Mr. Rich said Goodyear is ``trying to save American manufacturing.''
``Industries such as textiles, steel and electronics-once staples of our economy-have all but vanished from our shores,'' he said.
``We refuse to give up on American manufacturing because we are committed to manufacturing successfully right here. We will not allow Goodyear to simply be a statistic-the latest once-great U.S. company that abandoned the American worker. We will not let that happen.''
The union spokesman said the USW was very involved in the most recent restructuring of the steel industry, which is currently quite healthy-not ``vanished from our shores.''
He also wondered how Mr. Rich can talk about saving American manufacturing when the company is looking to close plants and downsize domestic production.

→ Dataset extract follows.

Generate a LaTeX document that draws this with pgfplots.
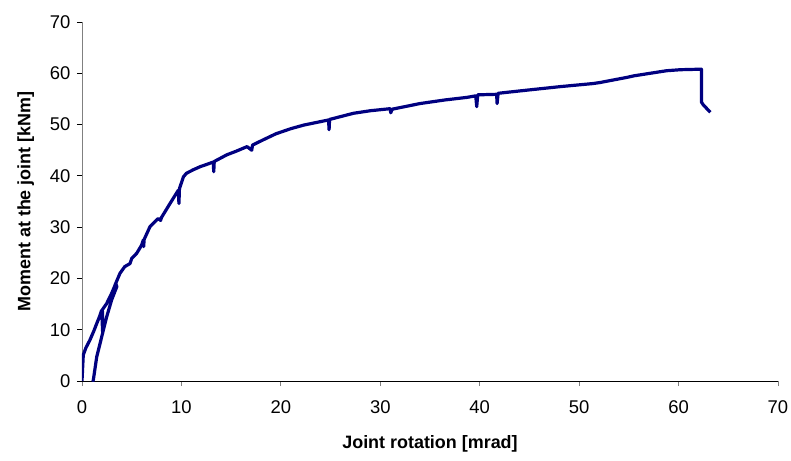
\documentclass[border=0pt]{standalone}
\usepackage{fontspec}
\setmainfont{Liberation Sans}
\usepackage{pgfplots}
\pgfplotsset{compat=1.18}
\definecolor{curveNavy}{HTML}{000080}
\definecolor{axGrey}{HTML}{808080}

\pgfplotstableread{
rot mom
0.00 0.0
0.05 2.0
0.13 5.1
0.40 6.5
0.80 8.0
1.20 9.8
1.48 11.2
1.75 12.5
1.98 13.8
2.08 9.3
2.05 13.9
2.48 15.1
2.98 17.1
3.40 19.0
3.50 18.4
2.98 15.8
2.48 12.5
1.98 8.6
1.48 4.7
1.14 0.2
1.10 0.0
1.14 0.2
1.48 4.7
1.98 8.6
2.48 12.5
2.98 15.8
3.32 18.7
3.82 21.0
4.30 22.3
4.83 22.9
5.00 23.9
5.50 24.9
6.00 26.5
6.17 27.5
6.20 26.2
6.25 27.6
6.84 30.1
7.30 31.0
7.68 31.7
7.90 31.3
8.00 31.9
8.85 34.6
9.30 36.0
9.69 37.2
9.75 34.6
9.80 37.5
10.20 39.8
10.50 40.5
11.20 41.2
11.90 41.8
12.50 42.2
13.20 42.7
13.25 40.8
13.30 42.8
14.56 44.1
15.50 44.8
16.60 45.7
17.07 45.0
17.15 46.0
18.20 47.0
19.50 48.2
21.00 49.2
22.30 49.9
24.80 50.9
24.85 49.0
24.90 51.0
27.30 52.2
29.00 52.7
31.00 53.1
31.05 52.3
31.20 53.0
34.00 54.1
36.50 54.8
38.70 55.3
39.60 55.6
39.70 53.5
39.80 55.8
41.70 55.9
41.75 54.1
41.85 56.1
44.70 56.7
48.10 57.4
51.40 58.0
52.10 58.2
54.80 59.2
55.50 59.5
57.80 60.2
58.80 60.5
60.20 60.7
62.30 60.8
62.30 54.4
62.50 53.8
63.20 52.4
}\jointdata

\begin{document}
\begin{tikzpicture}
\begin{axis}[
  scale only axis, width=696bp, height=359bp,
  xmin=0, xmax=70, ymin=0, ymax=70,
  xtick={0,10,...,70}, ytick={0,10,...,70},
  axis x line=bottom, axis y line=left,
  x axis line style={-, black, line width=0.8pt},
  y axis line style={-, axGrey, line width=1pt},
  tick align=outside, major tick length=5bp,
  x tick style={axGrey, line width=0.8pt},
  y tick style={black, line width=0.8pt},
  tick label style={font=\fontsize{18.5}{22}\selectfont},
  /pgf/number format/assume math mode=true,
  xticklabel style={yshift=-11bp},
  yticklabel style={xshift=-3bp},
  xlabel={\bfseries Joint rotation [mrad]},
  ylabel={\bfseries Moment at the joint [kNm]},
  label style={font=\fontsize{18}{22}\selectfont},
  xlabel style={yshift=-15bp},
  ylabel style={yshift=9bp},
]
\addplot[curveNavy, line width=3.2bp, line join=round, no marks] table[x=rot, y=mom] {\jointdata};
\end{axis}
\pgfresetboundingbox
\path (-82bp,-80bp) rectangle (709bp,381bp);
\end{tikzpicture}
\end{document}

Mr. Rich said it seemed ironic that the union members who are trying to defend American manufacturing are walking the picket line, while fellow Steelworkers are on the job at Goodyear's foreign competitors, trying to ``take our business from our customers.''
Mr. Rich noted layoffs and closures announced or completed this year at facilities run by competitors Bridgestone/Firestone, Continental Tire North America Inc. and Michelin North America Inc.-though he didn't mention the companies by name.
The USW spokesman said the plant closures listed notably omitted the 2003 Huntsville shutdown.
``Goodyear was the first to move to reduce domestic capacity,'' he said.